Para a dirigente, "as fake news têm sempre como objectivo manipular os cidadãos mais incautos, que tomam por verdade absoluta tudo o que é veiculado numa dita notícia, sem acautelarem a sua origem e terem a capacidade de conexão com redes de verificação”: “As fake news são uma arma poderosa que, muitas vezes, alimenta e promove o ódio, a xenofobia, o racismo e outras formas de discriminação e de actuação dos cidadãos", disse ainda, acrescentando que "normalmente manipulam socialmente e a manipulação nunca é positiva".

PAN e o “exemplo”

No mesmo sentido, o deputado único do PAN, André Silva, defendeu que devem ser os órgãos de comunicação social a "marcar o exemplo" e a "fazer a diferença", para evitar a disseminação daquele tipo de falsa informação. "É preciso que os órgãos de comunicação social tradicionais marquem a diferença e sejam o exemplo", disse, acrescentando que, quando os órgãos de comunicação social tradicionais "produzem notícias sem isenção, rigor ou ética jornalística, o que aliás já tem ocorrido e sem consequências de reprovação deontológica, estão a colocar em causa uma mensagem pedagógica fundamental, de passar aos públicos de que há diferenças de credibilidade entre meios informativos".

Para André Silva, "são precisos novos padrões de produção de notícias por parte dos media convencionais".

"As noções de objectividade e de imparcialidade e a tentativa jornalística de mostrar os dois lados de uma história (quando ocorre) não funcionam em contextos autoritários e populistas, uma vez que estes discursos, pelas suas características, exigem posições esclarecedoras e não uma mera reprodução daquilo que determinadas figuras vão apresentando como verdades, contra todas as evidências científicas e, muitas vezes, contra os direitos fundamentais democráticos que têm sido conquistados", afirmou.

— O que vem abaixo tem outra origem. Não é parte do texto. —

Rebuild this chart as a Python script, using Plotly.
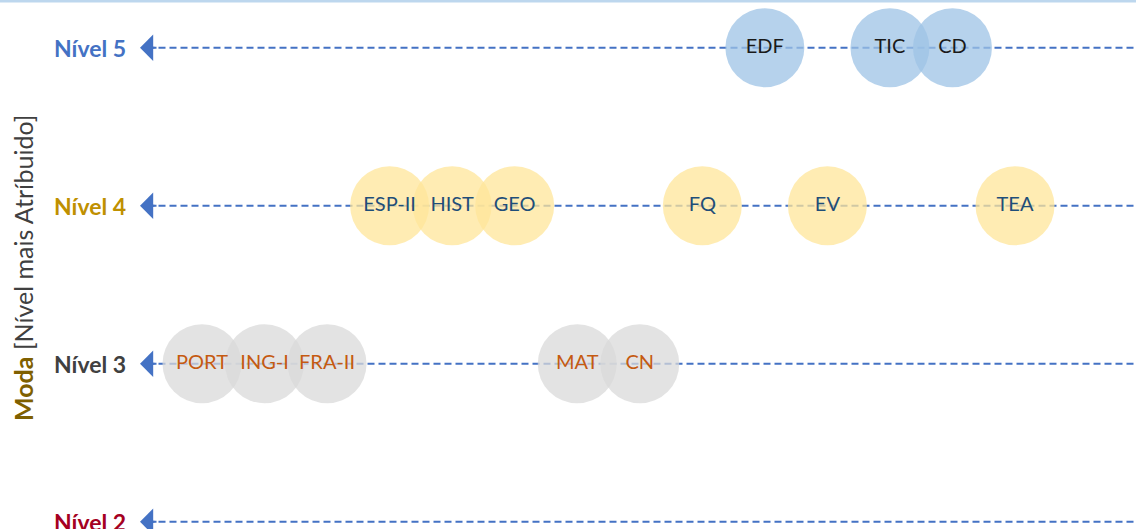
import plotly.graph_objects as go

# Data
subjects = ["PORT", "ING-I", "FRA-II", "ESP-II", "HIST", "GEO", "MAT", "CN",
            "FQ", "EDF", "EV", "TIC", "CD", "TEA"]
positions = [1, 2, 3, 4, 5, 6, 7, 8, 9, 10, 11, 12, 13, 14]
levels = [3, 3, 3, 4, 4, 4, 3, 3, 4, 5, 4, 5, 5, 4]
level_values = [5, 4, 3, 2]
level_labels = ["Nível 5", "Nível 4", "Nível 3", "Nível 2"]

W, H = 1136, 529
px_per_x = 62.54
x0_px = 202
def xdata(p):
    return 1 + (p - x0_px) / px_per_x

px_per_y = 158.0
y5_px = 47.8
y_top = 5 + y5_px / px_per_y
y_bot = y_top - H / px_per_y

label_colors = {5: "#4472C4", 4: "#BF9000", 3: "#404040", 2: "#A50021"}
fill_colors = {5: "rgba(157,195,230,0.75)", 4: "rgba(255,230,153,0.75)", 3: "rgba(217,217,217,0.75)"}
text_colors = {5: "#1A1A1A", 4: "#1F4E79", 3: "#C55A11"}
FONT = "Lato, Noto Sans, sans-serif"

fig = go.Figure()

arrow_x = xdata(140)
line_color = "#4472C4"
for lv in level_values:
    fig.add_trace(go.Scatter(
        x=[arrow_x + 0.12, xdata(W + 40)], y=[lv, lv], mode="lines",
        line=dict(color=line_color, width=2, dash="7px,4px"),
        hoverinfo="skip", showlegend=False))

for lv in [5, 4, 3]:
    xs = [p for p, l in zip(positions, levels) if l == lv]
    ys = [l for l in levels if l == lv]
    ts = [s for s, l in zip(subjects, levels) if l == lv]
    fig.add_trace(go.Scatter(
        x=xs, y=ys, mode="markers",
        marker=dict(size=79, color=fill_colors[lv], line=dict(width=0)),
        hoverinfo="skip", showlegend=False))
    fig.add_trace(go.Scatter(
        x=xs, y=ys, mode="text", text=ts,
        textfont=dict(family=FONT, size=20, color=text_colors[lv]),
        textposition="middle center",
        hoverinfo="skip", showlegend=False))

annotations = []
for lv, lab in zip(level_values, level_labels):
    annotations.append(dict(
        x=arrow_x, y=lv, xref="x", yref="y", text="", showarrow=True,
        ax=18, ay=0, arrowhead=1, arrowsize=2.2, arrowwidth=2, arrowcolor=line_color))
    annotations.append(dict(
        x=128 / W, y=lv, xref="paper", yref="y", xanchor="right", yanchor="middle",
        text="<b>" + lab + "</b>", showarrow=False,
        font=dict(family=FONT, size=23, color=label_colors[lv])))

annotations.append(dict(
    x=23 / W, y=1 - 268 / H, xref="paper", yref="paper", textangle=-90,
    xanchor="center", yanchor="middle", showarrow=False,
    text="<b><span style='color:#7F6000'>Moda</span></b> <span style='color:#404040'>[Nível mais Atríbuido]</span>",
    font=dict(family=FONT, size=25, color="#404040")))

fig.update_layout(
    width=W, height=H,
    margin=dict(l=0, r=0, t=0, b=0),
    paper_bgcolor="white", plot_bgcolor="white",
    xaxis=dict(range=[xdata(0), xdata(W)], visible=False, fixedrange=True),
    yaxis=dict(range=[y_bot, y_top], visible=False, fixedrange=True),
    annotations=annotations,
    hovermode=False,
    shapes=[dict(type="line", xref="paper", yref="paper", x0=0, x1=1, y0=1, y1=1,
                 line=dict(color="#BDD7EE", width=5))],
)

fig.write_html("out.html", config={"displayModeBar": False},
               post_script="document.body.style.margin='0';document.body.style.overflow='hidden';")
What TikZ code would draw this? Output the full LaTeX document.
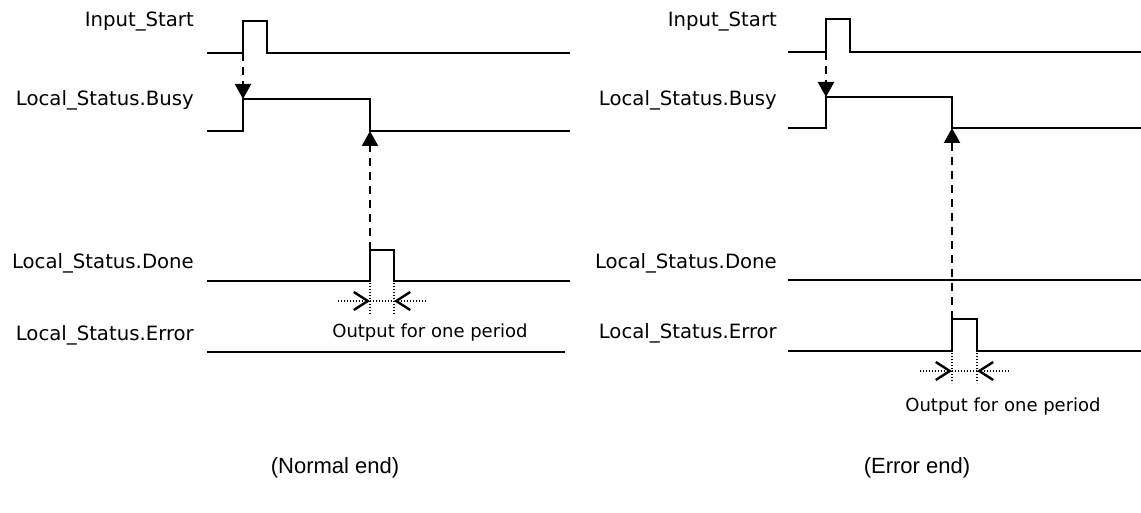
\documentclass[tikz,border=0pt]{standalone}
\usepackage{fontspec}
\setmainfont{Liberation Sans}
\newfontfamily\labfont{DejaVu Sans}
\usetikzlibrary{arrows.meta}
\tikzset{
  sig/.style={line width=2.2pt, line join=miter},
  lab/.style={anchor=east, inner sep=0pt, font=\labfont\fontsize{19.7}{22}\selectfont},
  note/.style={inner sep=0pt, font=\labfont\fontsize{18}{21}\selectfont},
  captxt/.style={inner sep=0pt, font=\fontsize{22}{25}\selectfont},
  evarrow/.style={line width=2.2pt, dash pattern=on 8pt off 6pt, -{Triangle[length=15pt,width=16pt]}},
  dotv/.style={line width=1.2pt, dash pattern=on 1.2pt off 1.8pt},
  period/.style={line width=1.2pt, dash pattern=on 1.2pt off 1.8pt, -{Straight Barb[length=14pt,width=18pt,line width=2.4pt]}},
}
\begin{document}
\begin{tikzpicture}[x=1pt,y=-1pt]
\useasboundingbox (0,0) rectangle (1141,513);
% ---------- left panel ----------
\node[lab] (LIn) at (194,22) {Input\_Start};
\node[lab] (LBu) at (194,100) {Local\_Status.Busy};
\node[lab] (LDo) at (194,263) {Local\_Status.Done};
\node[lab] (LEr) at (194,335) {Local\_Status.Error};
\coordinate (ai) at (243,53);
\coordinate (ab) at (243,99);
\coordinate (bd) at (370,131);
\coordinate (dd) at (370,250);
\draw[sig] (207,53) -- (243,53) -- (243,21) -- (267,21) -- (267,53) -- (570,53);
\draw[sig] (207,131) -- (243,131) -- (243,99) -- (370,99) -- (370,131) -- (570,131);
\draw[sig] (207,281) -- (370,281) -- (370,250) -- (394,250) -- (394,281) -- (570,281);
\draw[sig] (207,352) -- (565,352);
\draw[evarrow] (ai) -- (ab);
\draw[evarrow] (dd) -- (bd);
\coordinate (lp1) at (370,301);
\coordinate (lp2) at (394,301);
\draw[dotv] (370,283) -- (370,314);
\draw[dotv] (394,283) -- (394,314);
\draw[dotv] (lp1) -- (lp2);
\draw[period] (338,301) -- (lp1);
\draw[period] (426,301) -- (lp2);
\node[note] (LOut) at (430,333) {Output for one period};
\node[captxt] (LCap) at (335,468) {(Normal end)};
% ---------- right panel ----------
\node[lab] (RIn) at (777,22) {Input\_Start};
\node[lab] (RBu) at (777,100) {Local\_Status.Busy};
\node[lab] (RDo) at (777,263) {Local\_Status.Done};
\node[lab] (REr) at (777,333) {Local\_Status.Error};
\coordinate (ri) at (826,52);
\coordinate (rb) at (826,97);
\coordinate (rbd) at (952,128);
\coordinate (red) at (952,319);
\draw[sig] (788,52) -- (826,52) -- (826,19) -- (850,19) -- (850,52) -- (1141,52);
\draw[sig] (788,128) -- (826,128) -- (826,97) -- (952,97) -- (952,128) -- (1141,128);
\draw[sig] (788,280) -- (1141,280);
\draw[sig] (788,351) -- (952,351) -- (952,319) -- (977,319) -- (977,351) -- (1141,351);
\draw[evarrow] (ri) -- (rb);
\draw[evarrow] (red) -- (rbd);
\coordinate (rp1) at (952,371);
\coordinate (rp2) at (977,371);
\draw[dotv] (952,353) -- (952,383);
\draw[dotv] (977,353) -- (977,383);
\draw[dotv] (rp1) -- (rp2);
\draw[period] (920,371) -- (rp1);
\draw[period] (1009,371) -- (rp2);
\node[note] (ROut) at (1003,407) {Output for one period};
\node[captxt] (RCap) at (917,468) {(Error end)};
\end{tikzpicture}
\end{document}
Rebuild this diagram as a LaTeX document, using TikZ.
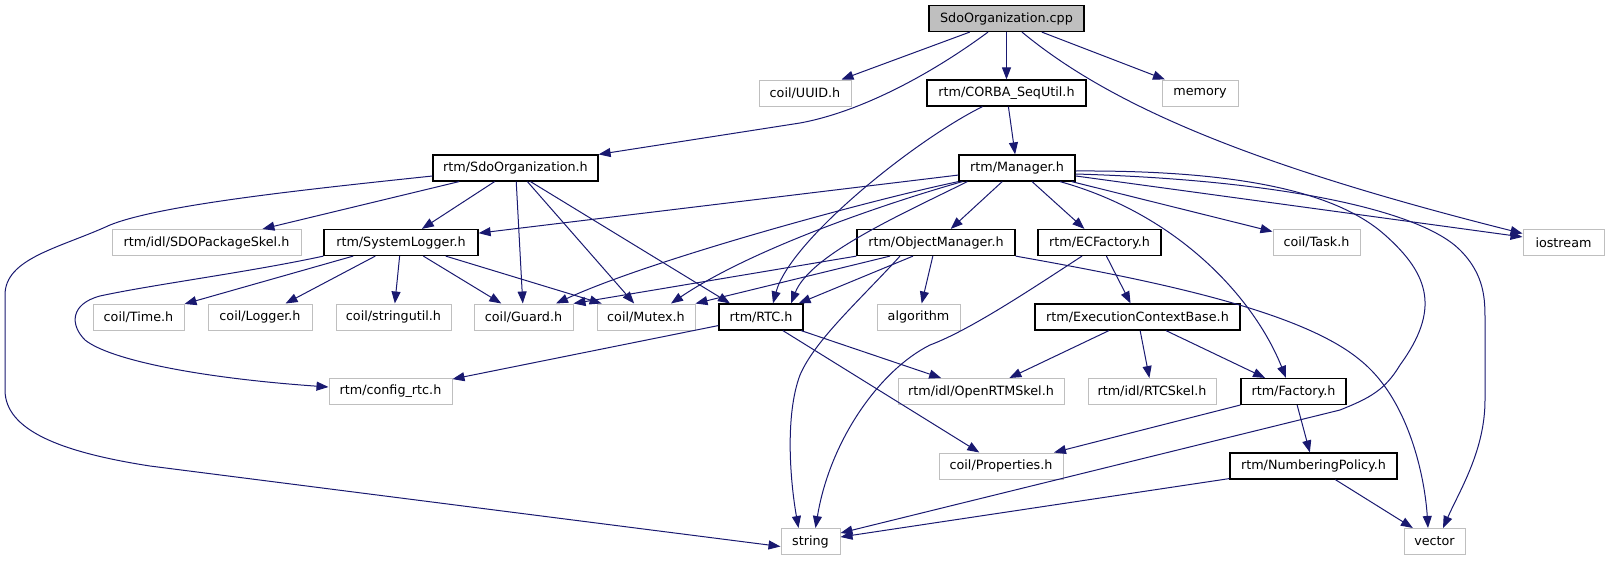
\documentclass[tikz,border=0pt]{standalone}
\usepackage{fontspec}
\setmainfont{DejaVu Sans}
\usetikzlibrary{arrows.meta}
\definecolor{edgeblue}{HTML}{191970}
\definecolor{extgray}{HTML}{BFBFBF}
\newcommand{\nodefnt}{\fontsize{12.75pt}{15pt}\selectfont}
\tikzset{
  box/.style={draw=black, line width=1.2pt, fill=white, minimum height=26pt, inner sep=0pt, font=\nodefnt},
  ext/.style={box, draw=extgray, line width=1pt},
  root/.style={box, fill=extgray},
  dep/.style={draw=edgeblue, line width=1pt, -{Triangle[length=12pt,width=9pt]}}
}
\begin{document}
\begin{tikzpicture}[x=1pt,y=-1pt]
\useasboundingbox (0,0) rectangle (1607,560);
% row 0
\node[root, minimum width=155pt] (cpp) at (1006.5,18.5) {SdoOrganization.cpp};
% row 1
\node[ext, minimum width=92pt] (uuid) at (805,93) {coil/UUID.h};
\node[box, minimum width=159pt] (corba) at (1006.5,93) {rtm/CORBA\_SeqUtil.h};
\node[ext, minimum width=76pt] (memory) at (1200,93) {memory};
% row 2
\node[box, minimum width=165pt] (sdoh) at (515.5,168) {rtm/SdoOrganization.h};
\node[box, minimum width=116pt] (manager) at (1017,168) {rtm/Manager.h};
% row 3
\node[ext, minimum width=189pt] (sdoskel) at (206.5,242.5) {rtm/idl/SDOPackageSkel.h};
\node[box, minimum width=154pt] (syslog) at (401,242.5) {rtm/SystemLogger.h};
\node[box, minimum width=158pt] (objmgr) at (936,242.5) {rtm/ObjectManager.h};
\node[box, minimum width=123pt] (ecfactory) at (1099.5,242.5) {rtm/ECFactory.h};
\node[ext, minimum width=87pt] (task) at (1316.5,242.5) {coil/Task.h};
\node[ext, minimum width=81pt] (iostream) at (1563.5,242.5) {iostream};
% row 4
\node[ext, minimum width=91pt] (time) at (138.5,317) {coil/Time.h};
\node[ext, minimum width=104pt] (logger) at (260,317) {coil/Logger.h};
\node[ext, minimum width=115pt] (stringutil) at (393.5,317) {coil/stringutil.h};
\node[ext, minimum width=99pt] (guard) at (523.5,317) {coil/Guard.h};
\node[ext, minimum width=98pt] (mutex) at (646,317) {coil/Mutex.h};
\node[box, minimum width=84pt] (rtc) at (761,317) {rtm/RTC.h};
\node[ext, minimum width=83pt] (algorithm) at (918.5,317) {algorithm};
\node[box, minimum width=205pt] (ecbase) at (1137.5,317) {rtm/ExecutionContextBase.h};
% row 5
\node[ext, minimum width=123pt] (config) at (390.5,391.5) {rtm/config\_rtc.h};
\node[ext, minimum width=166pt] (openrtm) at (981,391.5) {rtm/idl/OpenRTMSkel.h};
\node[ext, minimum width=128pt] (rtcskel) at (1152,391.5) {rtm/idl/RTCSkel.h};
\node[box, minimum width=105pt] (factory) at (1293.5,391.5) {rtm/Factory.h};
% row 6
\node[ext, minimum width=124pt] (properties) at (1001,466) {coil/Properties.h};
\node[box, minimum width=167pt] (numbering) at (1313.5,466) {rtm/NumberingPolicy.h};
% row 7
\node[ext, minimum width=59pt] (string) at (810.5,541.5) {string};
\node[ext, minimum width=61pt] (vector) at (1434.5,541.5) {vector};

% edges from SdoOrganization.cpp
\draw[dep] (cpp) -- (uuid);
\draw[dep] ([xshift=-18.5pt]cpp.south) .. controls (930,75) and (860,112) .. (800,123) -- (sdoh.north east);
\draw[dep] (cpp) -- (corba);
\draw[dep] (cpp) -- (memory);
\draw[dep] ([xshift=15.5pt]cpp.south) .. controls (1110,105) and (1250,165) .. ([yshift=9pt]iostream.west);
% CORBA_SeqUtil.h
\draw[dep] (corba) -- (manager);
\draw[dep] ([xshift=-24pt]corba.south) .. controls (915,140) and (790,240) .. ([xshift=12pt]rtc.north);
% SdoOrganization.h
\draw[dep] ([yshift=-8pt]sdoh.west) .. controls (300,190) and (160,205) .. (110,225) .. controls (60,248) and (5,258) .. (5,295) -- (5,390) .. controls (5,430) and (60,452) .. (150,466) -- ([yshift=-5pt]string.west);
\draw[dep] (sdoh) -- (sdoskel);
\draw[dep] (sdoh) -- (syslog);
\draw[dep] (sdoh) -- (guard);
\draw[dep] (sdoh) -- (mutex);
\draw[dep] ([xshift=15pt]sdoh.south) -- ([xshift=-31pt]rtc.north);
% SystemLogger.h
\draw[dep] (syslog) -- (time);
\draw[dep] (syslog) -- (logger);
\draw[dep] (syslog) -- (stringutil);
\draw[dep] (syslog) -- (guard);
\draw[dep] (syslog) -- (mutex);
\draw[dep] (syslog.south west) .. controls (250,272) and (150,285) .. (100,296) .. controls (70,304) and (70,325) .. (85,340) .. controls (110,360) and (200,378) .. ([yshift=4.5pt]config.west);
% Manager.h
\draw[dep] (manager) -- (syslog);
\draw[dep] (manager.south west) .. controls (870,200) and (650,260) .. ([xshift=32.5pt]guard.north);
\draw[dep] ([xshift=4pt]manager.south west) .. controls (880,205) and (750,250) .. ([xshift=25pt]mutex.north);
\draw[dep] ([xshift=9pt]manager.south west) .. controls (900,215) and (810,255) .. ([xshift=30pt]rtc.north);
\draw[dep] (manager) -- (objmgr);
\draw[dep] (manager) -- (ecfactory);
\draw[dep] (manager) -- (task);
\draw[dep] (manager) -- (iostream);
\draw[dep] ([xshift=43pt]manager.south) .. controls (1180,215) and (1255,300) .. ([xshift=-7.5pt]factory.north);
\draw[dep] ([yshift=-3pt]manager.east) .. controls (1250,170) and (1340,195) .. (1385,235) .. controls (1430,275) and (1440,310) .. (1400,365) .. controls (1385,390) and (1370,398) .. (1340,410) -- ([yshift=8.5pt]string.east);
\draw[dep] ([yshift=-6pt]manager.east) .. controls (1280,180) and (1420,210) .. (1460,250) .. controls (1485,275) and (1485,300) .. (1485,320) -- (1485,400) .. controls (1485,450) and (1460,490) .. ([xshift=8.5pt]vector.north);
% ObjectManager.h
\draw[dep] (objmgr.south west) -- (guard.north east);
\draw[dep] ([xshift=-46pt]objmgr.south) -- (mutex.north east);
\draw[dep] ([xshift=-23pt]objmgr.south) -- ([xshift=-5pt]rtc.north east);
\draw[dep] (objmgr) -- (algorithm);
\draw[dep] ([xshift=-36pt]objmgr.south) .. controls (860,300) and (815,340) .. (800,375) .. controls (785,415) and (790,480) .. ([xshift=-12pt]string.north);
\draw[dep] (objmgr.south east) .. controls (1150,280) and (1300,310) .. (1360,360) .. controls (1410,400) and (1425,480) .. ([xshift=-6.5pt]vector.north);
% ECFactory.h
\draw[dep] (ecfactory) -- (ecbase);
\draw[dep] ([xshift=-17.5pt]ecfactory.south) .. controls (1030,290) and (970,330) .. (930,345) .. controls (880,370) and (830,440) .. ([xshift=5pt]string.north);
% ExecutionContextBase.h
\draw[dep] (ecbase) -- (openrtm);
\draw[dep] (ecbase) -- (rtcskel);
\draw[dep] (ecbase) -- (factory);
% RTC.h
\draw[dep] (rtc) -- (config);
\draw[dep] (rtc) -- (openrtm);
\draw[dep] (rtc) -- (properties);
% Factory.h
\draw[dep] (factory) -- (properties);
\draw[dep] (factory) -- (numbering);
% NumberingPolicy.h
\draw[dep] (numbering) -- (string);
\draw[dep] (numbering) -- (vector);
\end{tikzpicture}
\end{document}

O porta-voz do PAN considerou que "a falta de informação e de transparência só reforça esta tendência à desconfiança generalizada entre as pessoas, os grupos e as instituições".

"E isto tem um forte impacto nas manifestações de intolerância, de violência e de ódio, muitas vezes com base em suposições completamente desajustadas da realidade", alertou.

Embora aquelas mensagens falsas sejam disseminadas sobretudo através das redes sociais, André Silva lembrou que "sempre existiram, em Portugal e no mundo, fake news e divulgação de rumores com intuitos propagandísticos e com desastrosas consequências históricas".

Além disso, advogou, "este fenómeno não é apanágio exclusivo da era da comunicação em rede e do contexto das redes sociais".

"A história dá-nos vários exemplos concretos de situações em que o jornalismo tradicional, a academia, a ciência, a cultura e outras instituições serviram para doutrinar a população e convencer os cidadãos de realidades completamente opostas às que efectivamente aconteciam", disse.

Para André Silva, há ainda "o factor lucrativo: uma polémica e uma situação controversa que gera indignação social, oposição e muito antagonismo emocional, offline e online, aumenta as audiências e movimenta vários negócios".